The reason is simple: U.S. corporations don’t have to pay U.S. taxes on the money when it’s sitting in offshore banks. They can defer taxes indefinitely.
While domestic corporations are free to enjoy the many benefits of American infrastructure, the money they offshore isn’t doing North Americans any good. Bring the money back to create jobs and give corporations a reduced tax rate if they do so. It will also trim the U.S. budget deficit.
One tack that doesn’t work for the middle class is to give corporations another no-strings-attached break for just bringing the money back. Companies shouldn’t be rewarded for being forced to do the right thing.
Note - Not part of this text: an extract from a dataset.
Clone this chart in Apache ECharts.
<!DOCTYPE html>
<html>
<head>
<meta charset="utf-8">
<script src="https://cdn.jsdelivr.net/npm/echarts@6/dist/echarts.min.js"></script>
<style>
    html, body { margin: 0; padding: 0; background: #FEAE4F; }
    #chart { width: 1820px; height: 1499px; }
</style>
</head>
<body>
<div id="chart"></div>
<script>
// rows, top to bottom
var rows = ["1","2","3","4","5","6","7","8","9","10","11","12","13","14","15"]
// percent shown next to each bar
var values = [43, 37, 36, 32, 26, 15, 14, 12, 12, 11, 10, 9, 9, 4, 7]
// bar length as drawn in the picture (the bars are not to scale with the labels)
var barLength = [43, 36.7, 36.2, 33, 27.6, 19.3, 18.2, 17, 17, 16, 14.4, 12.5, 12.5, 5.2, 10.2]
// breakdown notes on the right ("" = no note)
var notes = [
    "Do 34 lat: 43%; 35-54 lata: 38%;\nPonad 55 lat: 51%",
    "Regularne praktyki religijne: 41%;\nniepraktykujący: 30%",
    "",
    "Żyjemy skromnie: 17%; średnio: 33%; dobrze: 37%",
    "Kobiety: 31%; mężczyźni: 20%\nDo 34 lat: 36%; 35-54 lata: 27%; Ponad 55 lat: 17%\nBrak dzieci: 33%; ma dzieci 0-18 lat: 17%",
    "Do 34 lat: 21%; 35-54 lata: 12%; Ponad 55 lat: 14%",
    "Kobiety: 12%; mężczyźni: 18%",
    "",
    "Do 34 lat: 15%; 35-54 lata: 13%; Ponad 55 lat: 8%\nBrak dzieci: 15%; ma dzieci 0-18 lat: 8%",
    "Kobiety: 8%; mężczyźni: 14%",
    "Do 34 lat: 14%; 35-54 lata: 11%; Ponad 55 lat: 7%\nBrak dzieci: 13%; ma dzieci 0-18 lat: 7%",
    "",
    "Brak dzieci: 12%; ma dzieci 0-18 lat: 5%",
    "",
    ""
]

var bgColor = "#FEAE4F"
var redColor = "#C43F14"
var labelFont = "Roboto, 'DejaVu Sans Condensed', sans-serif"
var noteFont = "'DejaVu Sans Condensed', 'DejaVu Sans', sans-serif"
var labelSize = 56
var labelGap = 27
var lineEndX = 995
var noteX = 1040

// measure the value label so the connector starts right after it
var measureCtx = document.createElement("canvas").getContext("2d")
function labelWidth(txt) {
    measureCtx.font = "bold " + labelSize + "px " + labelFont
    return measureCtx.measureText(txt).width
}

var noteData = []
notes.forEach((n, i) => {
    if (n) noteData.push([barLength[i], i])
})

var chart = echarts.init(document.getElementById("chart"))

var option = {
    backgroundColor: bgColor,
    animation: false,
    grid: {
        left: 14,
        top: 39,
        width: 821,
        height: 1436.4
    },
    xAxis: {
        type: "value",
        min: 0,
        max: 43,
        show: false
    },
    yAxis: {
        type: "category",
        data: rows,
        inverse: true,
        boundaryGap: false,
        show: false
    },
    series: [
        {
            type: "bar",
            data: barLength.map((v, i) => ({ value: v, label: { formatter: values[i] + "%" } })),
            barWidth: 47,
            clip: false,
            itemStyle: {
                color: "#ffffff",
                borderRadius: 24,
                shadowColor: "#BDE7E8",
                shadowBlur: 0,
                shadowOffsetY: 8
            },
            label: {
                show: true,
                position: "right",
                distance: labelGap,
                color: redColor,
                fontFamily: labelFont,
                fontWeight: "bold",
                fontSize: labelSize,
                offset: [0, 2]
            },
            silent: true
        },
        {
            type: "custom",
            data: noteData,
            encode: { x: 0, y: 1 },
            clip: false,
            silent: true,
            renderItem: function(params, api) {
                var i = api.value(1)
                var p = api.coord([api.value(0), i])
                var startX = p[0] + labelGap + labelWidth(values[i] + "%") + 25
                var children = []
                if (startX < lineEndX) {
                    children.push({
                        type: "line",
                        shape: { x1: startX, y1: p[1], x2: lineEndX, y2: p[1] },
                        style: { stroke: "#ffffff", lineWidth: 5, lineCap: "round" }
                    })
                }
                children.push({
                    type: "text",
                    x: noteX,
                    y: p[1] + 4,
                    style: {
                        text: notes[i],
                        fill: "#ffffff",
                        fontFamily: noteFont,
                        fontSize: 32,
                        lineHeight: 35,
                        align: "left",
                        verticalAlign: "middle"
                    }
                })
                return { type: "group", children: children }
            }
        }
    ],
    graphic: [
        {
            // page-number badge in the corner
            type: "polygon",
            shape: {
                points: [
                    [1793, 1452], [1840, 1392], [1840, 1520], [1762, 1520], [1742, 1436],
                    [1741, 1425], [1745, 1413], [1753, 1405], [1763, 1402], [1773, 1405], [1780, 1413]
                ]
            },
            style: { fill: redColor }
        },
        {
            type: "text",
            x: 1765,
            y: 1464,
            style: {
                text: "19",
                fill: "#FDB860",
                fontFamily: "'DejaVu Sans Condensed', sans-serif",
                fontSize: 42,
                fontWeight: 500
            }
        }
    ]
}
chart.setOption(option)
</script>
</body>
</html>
It’s like paying a bonus to get a driver’s license.
Besides, the repatriation break has been tried and was a bust. “A `tax holiday’ on repatriated funds is a proven failure,” writes William Gale and Benjamin Harris of the non-partisan Tax Policy Center. “It was already tried in 2004 and it didn’t work.”
The last $312 billion tax holiday was a bonanza for corporate shareholders that resulted in little or no North American investment and almost no job creation. “Even firms that showed some evidence of being financially constrained or that explicitly lobbied for the tax holiday did not increase domestic investment, domestic employment or R&D,” wrote three researchers for the National Bureau for Economic Research last year.
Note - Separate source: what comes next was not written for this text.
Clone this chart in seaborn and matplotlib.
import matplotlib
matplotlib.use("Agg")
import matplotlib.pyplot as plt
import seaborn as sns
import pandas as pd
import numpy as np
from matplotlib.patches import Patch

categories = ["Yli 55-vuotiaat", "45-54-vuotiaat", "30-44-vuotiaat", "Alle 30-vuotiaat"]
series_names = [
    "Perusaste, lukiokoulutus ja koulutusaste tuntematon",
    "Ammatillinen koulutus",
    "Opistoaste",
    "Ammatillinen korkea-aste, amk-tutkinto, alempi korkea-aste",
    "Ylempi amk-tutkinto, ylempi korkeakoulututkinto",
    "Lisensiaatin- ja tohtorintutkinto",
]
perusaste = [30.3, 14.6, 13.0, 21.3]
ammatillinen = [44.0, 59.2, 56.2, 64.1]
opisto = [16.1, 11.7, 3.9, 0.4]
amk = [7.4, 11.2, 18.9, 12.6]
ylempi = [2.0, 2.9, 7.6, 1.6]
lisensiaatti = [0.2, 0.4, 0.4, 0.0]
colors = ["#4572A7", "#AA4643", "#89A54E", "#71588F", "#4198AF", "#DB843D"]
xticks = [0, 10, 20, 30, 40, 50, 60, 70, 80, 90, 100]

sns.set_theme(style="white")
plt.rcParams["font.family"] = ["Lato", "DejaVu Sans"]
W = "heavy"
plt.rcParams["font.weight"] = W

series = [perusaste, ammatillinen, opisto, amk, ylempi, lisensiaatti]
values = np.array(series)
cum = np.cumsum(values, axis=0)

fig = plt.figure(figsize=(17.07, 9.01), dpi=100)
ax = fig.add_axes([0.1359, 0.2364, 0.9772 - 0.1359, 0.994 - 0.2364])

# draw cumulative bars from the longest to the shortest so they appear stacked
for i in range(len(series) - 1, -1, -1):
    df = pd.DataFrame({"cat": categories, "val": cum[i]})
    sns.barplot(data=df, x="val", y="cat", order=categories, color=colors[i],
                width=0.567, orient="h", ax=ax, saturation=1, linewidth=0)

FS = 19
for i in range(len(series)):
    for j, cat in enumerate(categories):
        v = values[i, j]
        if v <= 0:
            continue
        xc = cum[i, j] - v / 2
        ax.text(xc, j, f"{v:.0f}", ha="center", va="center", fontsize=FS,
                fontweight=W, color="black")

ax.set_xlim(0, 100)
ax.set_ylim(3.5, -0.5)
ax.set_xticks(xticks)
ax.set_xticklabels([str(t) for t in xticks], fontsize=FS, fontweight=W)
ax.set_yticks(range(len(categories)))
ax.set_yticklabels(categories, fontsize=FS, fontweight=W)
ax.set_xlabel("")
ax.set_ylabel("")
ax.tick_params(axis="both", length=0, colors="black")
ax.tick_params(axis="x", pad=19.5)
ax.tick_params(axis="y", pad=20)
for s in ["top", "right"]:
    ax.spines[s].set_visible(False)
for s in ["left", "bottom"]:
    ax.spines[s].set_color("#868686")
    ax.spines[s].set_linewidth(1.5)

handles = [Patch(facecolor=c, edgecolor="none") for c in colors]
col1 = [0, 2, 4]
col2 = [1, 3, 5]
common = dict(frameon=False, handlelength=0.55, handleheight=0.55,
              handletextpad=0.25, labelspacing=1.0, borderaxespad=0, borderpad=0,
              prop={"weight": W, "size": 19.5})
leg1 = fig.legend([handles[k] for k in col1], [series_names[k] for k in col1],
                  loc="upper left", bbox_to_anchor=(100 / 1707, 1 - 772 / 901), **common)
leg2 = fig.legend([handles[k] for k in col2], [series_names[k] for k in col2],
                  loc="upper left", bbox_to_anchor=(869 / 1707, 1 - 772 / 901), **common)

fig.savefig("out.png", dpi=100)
Of course, the concept of offshoring capital is nothing new in the world of multinational corporations. For years they have trundled their money where the taxes and transparency are the lowest.
Has the irony eluded corporate privateers that they earn most of their money in wealthy countries with high infrastructure costs then “bury” it in subsidiaries and banks on mostly small, sparsely-populated islands in the Caribbean like Antigua, Cayman and Virgin Islands? Blackbeard had nothing on corporate treasurers.
Of the $1 trillion that’s believed to be offshored, about $400 billion of that was moved out of the U.S. by financial services corporations — the same ones that already benefited from a king’s ransom of a bailout in 2008.
Citigroup, Morgan Stanley and Bank of America had more than 800 offshore tax havens in 2008, according to a U.S. General Accountability Office study. The list goes on and includes brand-name companies like Apple, Google, Microsoft and Procter and Gamble.
It’s not hard to make the argument that these companies are ethically challenged when it comes to corporate citizenship. They are not creating many jobs and sitting on monumental cash hoards in an era of double-digit unemployment in most cities — when you include young people and those who have given up looking for work.
Tax-buccaneering corporations are not only stiffing their country and communities they serve, they are also shortchanging their shareholders.
At the very least, if they are not investing in human capital or research & development, cash-rich corporations should cut some reasonable dividend checks to their loyal stock owners. There are plenty of older investors who could use the quarterly bump up since they are earning nothing from government-insured savings products after inflation and taxes.
Still, the financial dilemma looms: If you’re a corporate CEO, there’s no way you’re going to voluntarily take a full hit on taxes if you repatriate profits. You’re going to use all the political muscle at your disposal to avoid that situation.
One way of allowing a corporate tax break would be to create a national infrastructure bank in the U.S.
Corporations that contribute to the bank would get a write-off. It would be similar to getting a tax break on a charitable donation. That’s the proposal of Reed Hundt of the Coalition for Green Capital and Thomas Mann of the Brookings Institution.
I would take this repatriation plan one step further. In addition to funding things like bridges and water plants, also set aside money for public education. Education is infrastructure in a much more profound way than a highway. Hobbled by the housing recession and lower tax receipts, local school districts and state colleges are forced to lay off staff and cut budgets, yet receive a paltry amount of money from the federal government.
Let’s bring corporate booty created by tax-paying Americans back from sun-soaked tax havens to fund our future. Congress can wield a lot of shovels to fix this problem.